» Given exercise
Only the lines from the start of the data to the line containing "cbga_conc = [0.531, 0.433, 0.348, 0.267, 0.178, 0.0]", both included, should be output, exactly and without pictures.
'''
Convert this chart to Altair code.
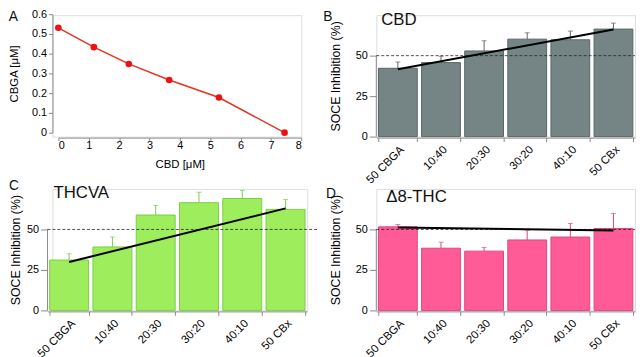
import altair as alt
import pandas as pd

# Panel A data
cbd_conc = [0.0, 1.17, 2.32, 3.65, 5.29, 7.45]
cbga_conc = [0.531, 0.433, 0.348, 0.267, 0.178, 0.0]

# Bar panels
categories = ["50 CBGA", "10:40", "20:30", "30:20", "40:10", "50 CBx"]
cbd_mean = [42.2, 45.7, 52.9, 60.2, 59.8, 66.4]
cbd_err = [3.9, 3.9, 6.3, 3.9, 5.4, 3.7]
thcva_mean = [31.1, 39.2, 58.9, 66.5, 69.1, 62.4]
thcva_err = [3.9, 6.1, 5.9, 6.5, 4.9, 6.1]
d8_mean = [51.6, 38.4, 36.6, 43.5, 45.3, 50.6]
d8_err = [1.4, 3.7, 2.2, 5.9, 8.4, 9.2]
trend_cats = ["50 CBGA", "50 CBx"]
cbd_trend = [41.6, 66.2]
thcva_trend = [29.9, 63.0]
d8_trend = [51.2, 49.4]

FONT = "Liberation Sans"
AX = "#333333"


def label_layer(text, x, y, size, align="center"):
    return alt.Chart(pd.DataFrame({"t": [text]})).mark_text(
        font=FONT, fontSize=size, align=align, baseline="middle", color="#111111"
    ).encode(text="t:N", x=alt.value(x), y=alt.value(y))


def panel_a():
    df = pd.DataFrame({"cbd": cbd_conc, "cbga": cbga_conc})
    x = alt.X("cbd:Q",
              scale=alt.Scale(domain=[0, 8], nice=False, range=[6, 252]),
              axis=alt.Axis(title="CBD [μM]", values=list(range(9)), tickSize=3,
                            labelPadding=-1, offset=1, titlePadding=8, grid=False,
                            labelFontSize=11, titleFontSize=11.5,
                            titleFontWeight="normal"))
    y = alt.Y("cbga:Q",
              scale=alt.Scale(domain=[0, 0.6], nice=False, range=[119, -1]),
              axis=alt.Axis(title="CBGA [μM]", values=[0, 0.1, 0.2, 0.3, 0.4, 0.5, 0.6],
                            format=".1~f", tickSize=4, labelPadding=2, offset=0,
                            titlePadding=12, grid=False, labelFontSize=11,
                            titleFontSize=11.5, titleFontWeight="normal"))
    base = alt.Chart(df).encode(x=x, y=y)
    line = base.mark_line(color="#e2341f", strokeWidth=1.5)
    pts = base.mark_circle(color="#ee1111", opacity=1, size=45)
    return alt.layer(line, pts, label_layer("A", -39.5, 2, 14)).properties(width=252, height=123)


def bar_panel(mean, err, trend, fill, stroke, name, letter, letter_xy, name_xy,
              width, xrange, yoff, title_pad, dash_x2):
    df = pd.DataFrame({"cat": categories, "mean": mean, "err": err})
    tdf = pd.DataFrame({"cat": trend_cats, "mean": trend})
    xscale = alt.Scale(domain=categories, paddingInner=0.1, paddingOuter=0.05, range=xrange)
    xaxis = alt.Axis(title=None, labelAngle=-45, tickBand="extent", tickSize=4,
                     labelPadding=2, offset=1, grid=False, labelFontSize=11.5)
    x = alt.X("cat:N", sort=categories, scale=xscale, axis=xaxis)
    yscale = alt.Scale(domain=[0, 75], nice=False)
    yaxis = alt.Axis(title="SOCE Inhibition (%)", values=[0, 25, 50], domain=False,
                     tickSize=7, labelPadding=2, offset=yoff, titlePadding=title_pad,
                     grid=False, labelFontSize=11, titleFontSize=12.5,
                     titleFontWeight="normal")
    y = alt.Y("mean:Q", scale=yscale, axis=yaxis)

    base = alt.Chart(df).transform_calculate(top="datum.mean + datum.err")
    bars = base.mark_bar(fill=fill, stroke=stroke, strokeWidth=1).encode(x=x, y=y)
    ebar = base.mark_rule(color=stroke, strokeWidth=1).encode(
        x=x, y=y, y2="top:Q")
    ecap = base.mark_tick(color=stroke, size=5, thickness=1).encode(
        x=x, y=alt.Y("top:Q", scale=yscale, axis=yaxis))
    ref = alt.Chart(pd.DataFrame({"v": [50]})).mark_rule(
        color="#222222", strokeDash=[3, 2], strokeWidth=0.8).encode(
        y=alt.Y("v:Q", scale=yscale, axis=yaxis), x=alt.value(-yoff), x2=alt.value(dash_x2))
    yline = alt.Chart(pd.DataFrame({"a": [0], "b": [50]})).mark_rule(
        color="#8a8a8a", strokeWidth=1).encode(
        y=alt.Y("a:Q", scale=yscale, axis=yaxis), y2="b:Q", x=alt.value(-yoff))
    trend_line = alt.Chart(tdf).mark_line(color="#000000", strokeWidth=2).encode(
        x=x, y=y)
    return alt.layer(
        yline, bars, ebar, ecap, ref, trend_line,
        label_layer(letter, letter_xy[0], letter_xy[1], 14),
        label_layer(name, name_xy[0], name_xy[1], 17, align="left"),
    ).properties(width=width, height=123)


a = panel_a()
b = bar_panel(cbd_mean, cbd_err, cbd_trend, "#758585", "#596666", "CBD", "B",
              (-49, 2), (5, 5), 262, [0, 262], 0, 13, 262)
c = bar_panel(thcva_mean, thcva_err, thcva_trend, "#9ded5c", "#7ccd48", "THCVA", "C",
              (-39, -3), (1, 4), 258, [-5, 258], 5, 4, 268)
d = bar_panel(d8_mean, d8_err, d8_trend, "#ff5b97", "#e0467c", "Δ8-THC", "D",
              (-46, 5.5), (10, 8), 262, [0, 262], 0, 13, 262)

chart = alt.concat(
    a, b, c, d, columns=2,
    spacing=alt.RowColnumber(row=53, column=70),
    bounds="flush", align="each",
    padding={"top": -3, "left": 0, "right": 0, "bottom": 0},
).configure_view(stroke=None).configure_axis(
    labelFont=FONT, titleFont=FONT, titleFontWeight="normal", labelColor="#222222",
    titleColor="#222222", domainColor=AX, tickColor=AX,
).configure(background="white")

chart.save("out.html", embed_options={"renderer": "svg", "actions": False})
'''
» Worked answer
Convert this chart to Altair code.
import altair as alt
import pandas as pd

# Panel A data
cbd_conc = [0.0, 1.17, 2.32, 3.65, 5.29, 7.45]
cbga_conc = [0.531, 0.433, 0.348, 0.267, 0.178, 0.0]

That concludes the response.